= Jeffrey Max Jones =

Mexican politician

Jeffrey Max Jones (born 25 April 1958) is a Mexican politician.

He graduated from Brigham Young University in International Relations in 1982. He is a member of the Church of Jesus Christ of Latter-day Saints and the National Action Party (PAN) of Mexico since 1995. He served in the Chamber of Deputies from 1997 to 2000, representing Chihuahua's first district. He was then elected as a member of the Senate in the year 2000, representing the state of Chihuahua. He served as president of the Border Affairs committee and member of the agriculture and agrarian reform committees. His six-year term expired in 2006 since there is no immediate reelection for senators in Mexico.

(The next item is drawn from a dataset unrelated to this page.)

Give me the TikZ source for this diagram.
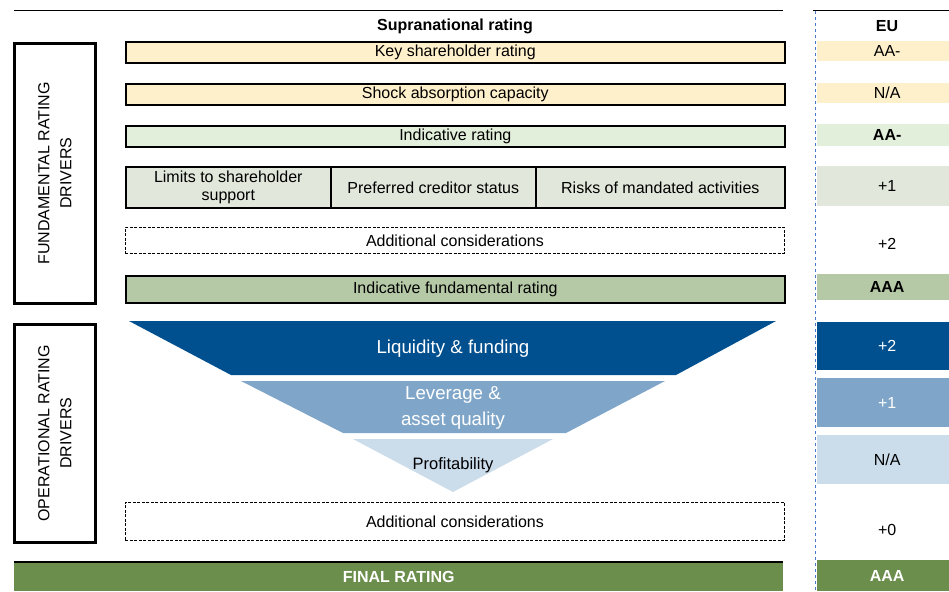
\documentclass[tikz,border=0pt]{standalone}
\usepackage{fontspec}
\setmainfont{Liberation Sans}
\usepackage{tikz}
\usetikzlibrary{calc}

\definecolor{keyorange}{HTML}{FFF0CC}
\definecolor{lightgreen}{HTML}{E2EFDA}
\definecolor{greygreen}{HTML}{E1E7DA}
\definecolor{sage}{HTML}{B6C9A6}
\definecolor{darkblue}{HTML}{004F8E}
\definecolor{midblue}{HTML}{7FA6C8}
\definecolor{paleblue}{HTML}{CBDCEB}
\definecolor{finalgreen}{HTML}{6C8E4D}
\definecolor{rulerblue}{HTML}{4A78C8}

\begin{document}
\begin{tikzpicture}[x=1pt,y=-1pt,
    bar/.style={draw=black,line width=1.6pt,anchor=north west,inner sep=0pt,
      minimum width=659pt,minimum height=21pt,font=\fontsize{16}{18}\selectfont},
    dashbar/.style={bar,dash pattern=on 3pt off 1.5pt,line width=0.9pt},
    cell/.style={bar,align=center,minimum height=41pt},
    sidebox/.style={draw=black,line width=2.6pt,anchor=north west,minimum width=81pt},
    sidelabel/.style={rotate=90,align=center,font=\fontsize{16}{22}\selectfont},
    eubox/.style={anchor=north west,inner sep=0pt,minimum width=140pt,
      font=\fontsize{16}{18}\selectfont},
    funneltext/.style={text=white,align=center,font=\fontsize{18.7}{26}\selectfont}]
    \useasboundingbox (0,0) rectangle (949,591);

    % header rules and titles
    \draw[line width=1pt] (14,11) -- (783,11);
    \draw[line width=1pt] (813,11) -- (949,11);
    \draw[rulerblue,dashed,line width=0.8pt] (815,11) -- (815,591);
    \node[font=\bfseries\fontsize{16}{18}\selectfont] (suptitle) at (455,26) {Supranational rating};
    \node[font=\bfseries\fontsize{16}{18}\selectfont] (eutitle) at (887,26) {EU};

    % side boxes
    \node[sidebox,minimum height=260pt] (fundbox) at (13,42) {};
    \node[sidelabel] (fundlabel) at (fundbox.center) {FUNDAMENTAL RATING\\DRIVERS};
    \node[sidebox,minimum height=218pt] (operbox) at (13,323) {};
    \node[sidelabel] (operlabel) at (operbox.center) {OPERATIONAL RATING\\DRIVERS};

    % fundamental drivers
    \node[bar,fill=keyorange] (keyshare) at (125,41) {Key shareholder rating};
    \node[bar,fill=keyorange] (shock) at (125,83) {Shock absorption capacity};
    \node[bar,fill=lightgreen] (indic) at (125,125) {Indicative rating};
    \node[cell,fill=greygreen,minimum width=205pt] (limits) at (125,166) {Limits to shareholder\\support};
    \node[cell,fill=greygreen,minimum width=205pt] (prefcred) at (330,166) {Preferred creditor status};
    \node[cell,fill=greygreen,minimum width=249pt] (mandate) at (535,166) {Risks of mandated activities};
    \node[dashbar,minimum height=26pt] (addfund) at (125,227) {Additional considerations};
    \node[bar,fill=sage,minimum height=27pt] (indfund) at (125,275) {Indicative fundamental rating};

    % operational funnel
    \fill[darkblue] (129,321) -- (776,321) -- (676,375) -- (231,375) -- cycle;
    \fill[midblue] (241,381) -- (665,381) -- (566,433) -- (343,433) -- cycle;
    \fill[paleblue] (353,439) -- (553,439) -- (453,492) -- cycle;
    \node[funneltext] (liquid) at (453,349) {Liquidity \& funding};
    \node[funneltext] (leverage) at (453,408) {Leverage \&\\asset quality};
    \node[font=\fontsize{16.5}{18}\selectfont] (profit) at (453,465) {Profitability};
    \node[dashbar,minimum height=38pt] (addoper) at (125,502) {Additional considerations};

    % final rating
    \node[anchor=north west,fill=finalgreen,minimum width=769pt,minimum height=29pt,
      text=white,font=\bfseries\fontsize{16}{18}\selectfont] (final) at (14,562) {FINAL RATING};
    \draw[line width=2pt] (final.north west) -- (final.north east);

    % EU column
    \foreach \top/\hgt/\col/\txt [count=\i] in {41/20/keyorange/AA-, 83/20/keyorange/{N/A},
        124/22/lightgreen/\textbf{AA-}, 166/40/greygreen/+1, 222/44/white/+2,
        274/26/sage/\textbf{AAA}, 322/48/darkblue/\textcolor{white}{+2},
        378/49/midblue/\textcolor{white}{+1}, 435/49/paleblue/{N/A}, 506/48/white/+0,
        560/31/finalgreen/\textcolor{white}{\textbf{AAA}}} {
        \node[eubox,fill=\col,minimum height=\hgt pt] (eu\i) at (817,\top) {\txt};
    }
\end{tikzpicture}
\end{document}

Jones served from 2006 to 2009 as Undersecretary of Agribusiness Development with the Secretariat of Agriculture and Rural Development and focused on three areas: prospective planning, market development, and finance. In 2009, he caused controversy by stating in a public statement that Mexican farmers should learn from drug traffickers how to run their businesses. After that, he resigned from his position.

Jones was born and grew up in Colonia Dublán, Nuevo Casas Grandes, northwestern Chihuahua, and lives in the birth home of former Governor of Michigan George W. Romney. He is bilingually fluent in English and Spanish, and the triple-great grandson of Daniel Webster Jones, an influential early settler of Utah and the Arizona Territory.